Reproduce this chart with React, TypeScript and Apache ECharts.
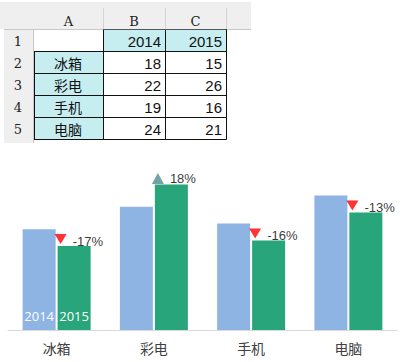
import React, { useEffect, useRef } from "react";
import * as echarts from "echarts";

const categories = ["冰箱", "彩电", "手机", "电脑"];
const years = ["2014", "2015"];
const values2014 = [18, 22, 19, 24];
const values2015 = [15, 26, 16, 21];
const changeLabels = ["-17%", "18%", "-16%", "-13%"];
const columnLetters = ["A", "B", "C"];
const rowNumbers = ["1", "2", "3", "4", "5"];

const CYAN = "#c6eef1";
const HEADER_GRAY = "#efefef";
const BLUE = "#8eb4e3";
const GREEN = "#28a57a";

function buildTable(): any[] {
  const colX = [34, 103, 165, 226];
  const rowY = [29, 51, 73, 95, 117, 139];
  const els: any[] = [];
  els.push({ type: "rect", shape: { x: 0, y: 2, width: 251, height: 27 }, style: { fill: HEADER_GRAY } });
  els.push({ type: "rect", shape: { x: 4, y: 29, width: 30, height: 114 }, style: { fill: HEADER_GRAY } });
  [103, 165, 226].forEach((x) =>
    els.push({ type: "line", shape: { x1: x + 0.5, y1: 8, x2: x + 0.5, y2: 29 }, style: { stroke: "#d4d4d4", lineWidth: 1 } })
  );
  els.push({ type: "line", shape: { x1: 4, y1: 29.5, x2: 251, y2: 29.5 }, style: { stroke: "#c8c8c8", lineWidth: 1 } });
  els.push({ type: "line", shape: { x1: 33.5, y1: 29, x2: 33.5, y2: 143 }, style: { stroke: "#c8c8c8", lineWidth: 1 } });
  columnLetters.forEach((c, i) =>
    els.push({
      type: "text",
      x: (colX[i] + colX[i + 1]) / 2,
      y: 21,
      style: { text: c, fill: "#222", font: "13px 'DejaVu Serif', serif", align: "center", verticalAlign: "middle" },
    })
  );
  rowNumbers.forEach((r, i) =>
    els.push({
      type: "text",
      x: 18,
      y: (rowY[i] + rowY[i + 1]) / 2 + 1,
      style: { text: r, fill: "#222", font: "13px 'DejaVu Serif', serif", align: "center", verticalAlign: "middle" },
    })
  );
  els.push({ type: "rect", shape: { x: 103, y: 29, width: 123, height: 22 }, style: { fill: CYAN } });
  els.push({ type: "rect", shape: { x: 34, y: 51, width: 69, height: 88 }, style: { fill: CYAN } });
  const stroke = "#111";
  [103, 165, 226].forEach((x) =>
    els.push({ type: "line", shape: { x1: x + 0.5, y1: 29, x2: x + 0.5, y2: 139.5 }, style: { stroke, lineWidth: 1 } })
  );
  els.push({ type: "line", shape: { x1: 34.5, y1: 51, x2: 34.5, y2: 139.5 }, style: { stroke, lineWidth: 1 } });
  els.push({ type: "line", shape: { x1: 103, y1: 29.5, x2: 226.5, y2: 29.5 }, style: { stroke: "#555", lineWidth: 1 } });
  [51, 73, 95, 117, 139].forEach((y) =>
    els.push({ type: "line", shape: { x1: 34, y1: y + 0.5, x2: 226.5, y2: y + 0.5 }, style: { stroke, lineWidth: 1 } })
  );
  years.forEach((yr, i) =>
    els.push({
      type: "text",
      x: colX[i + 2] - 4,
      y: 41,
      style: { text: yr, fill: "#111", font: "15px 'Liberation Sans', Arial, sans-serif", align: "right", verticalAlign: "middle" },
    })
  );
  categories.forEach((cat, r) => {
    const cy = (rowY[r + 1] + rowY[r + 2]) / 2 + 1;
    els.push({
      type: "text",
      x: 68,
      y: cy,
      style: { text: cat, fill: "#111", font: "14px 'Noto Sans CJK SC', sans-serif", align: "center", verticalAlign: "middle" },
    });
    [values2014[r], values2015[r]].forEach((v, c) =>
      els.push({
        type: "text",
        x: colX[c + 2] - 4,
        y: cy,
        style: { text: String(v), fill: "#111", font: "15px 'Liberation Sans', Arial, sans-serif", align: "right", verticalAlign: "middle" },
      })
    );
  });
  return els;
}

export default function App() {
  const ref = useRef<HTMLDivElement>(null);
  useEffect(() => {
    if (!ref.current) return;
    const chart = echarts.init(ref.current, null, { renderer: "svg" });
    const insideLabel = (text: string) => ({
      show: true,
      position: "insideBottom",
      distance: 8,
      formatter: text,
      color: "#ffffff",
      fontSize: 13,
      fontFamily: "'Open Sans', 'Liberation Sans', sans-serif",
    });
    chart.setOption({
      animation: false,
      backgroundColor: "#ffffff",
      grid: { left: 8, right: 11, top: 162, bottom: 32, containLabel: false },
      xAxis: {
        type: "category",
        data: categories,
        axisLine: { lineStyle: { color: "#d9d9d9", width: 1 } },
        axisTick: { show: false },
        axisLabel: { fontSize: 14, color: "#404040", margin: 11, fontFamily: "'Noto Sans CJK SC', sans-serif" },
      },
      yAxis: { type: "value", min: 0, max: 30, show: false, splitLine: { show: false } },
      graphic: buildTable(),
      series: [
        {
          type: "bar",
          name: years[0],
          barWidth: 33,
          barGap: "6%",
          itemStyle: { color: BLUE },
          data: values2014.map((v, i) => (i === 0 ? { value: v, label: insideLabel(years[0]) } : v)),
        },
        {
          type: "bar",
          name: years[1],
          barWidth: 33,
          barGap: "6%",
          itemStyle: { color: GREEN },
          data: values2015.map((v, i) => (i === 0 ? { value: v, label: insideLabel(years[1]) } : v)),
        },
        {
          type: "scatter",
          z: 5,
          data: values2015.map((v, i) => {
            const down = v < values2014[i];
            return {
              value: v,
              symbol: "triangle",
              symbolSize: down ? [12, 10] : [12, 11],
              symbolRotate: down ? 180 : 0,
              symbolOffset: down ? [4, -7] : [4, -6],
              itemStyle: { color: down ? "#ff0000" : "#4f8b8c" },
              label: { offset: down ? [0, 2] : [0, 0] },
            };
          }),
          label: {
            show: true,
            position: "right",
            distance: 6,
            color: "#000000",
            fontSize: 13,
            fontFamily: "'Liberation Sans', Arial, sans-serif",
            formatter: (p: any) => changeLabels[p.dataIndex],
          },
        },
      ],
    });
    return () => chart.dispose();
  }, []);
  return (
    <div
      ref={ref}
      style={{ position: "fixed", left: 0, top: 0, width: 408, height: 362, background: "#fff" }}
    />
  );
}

• **Work to complete**: Pull out all lines of the data with the string "React".

• **Solution for this task**:
Reproduce this chart with React, TypeScript and Apache ECharts.
import React, { useEffect, useRef } from "react";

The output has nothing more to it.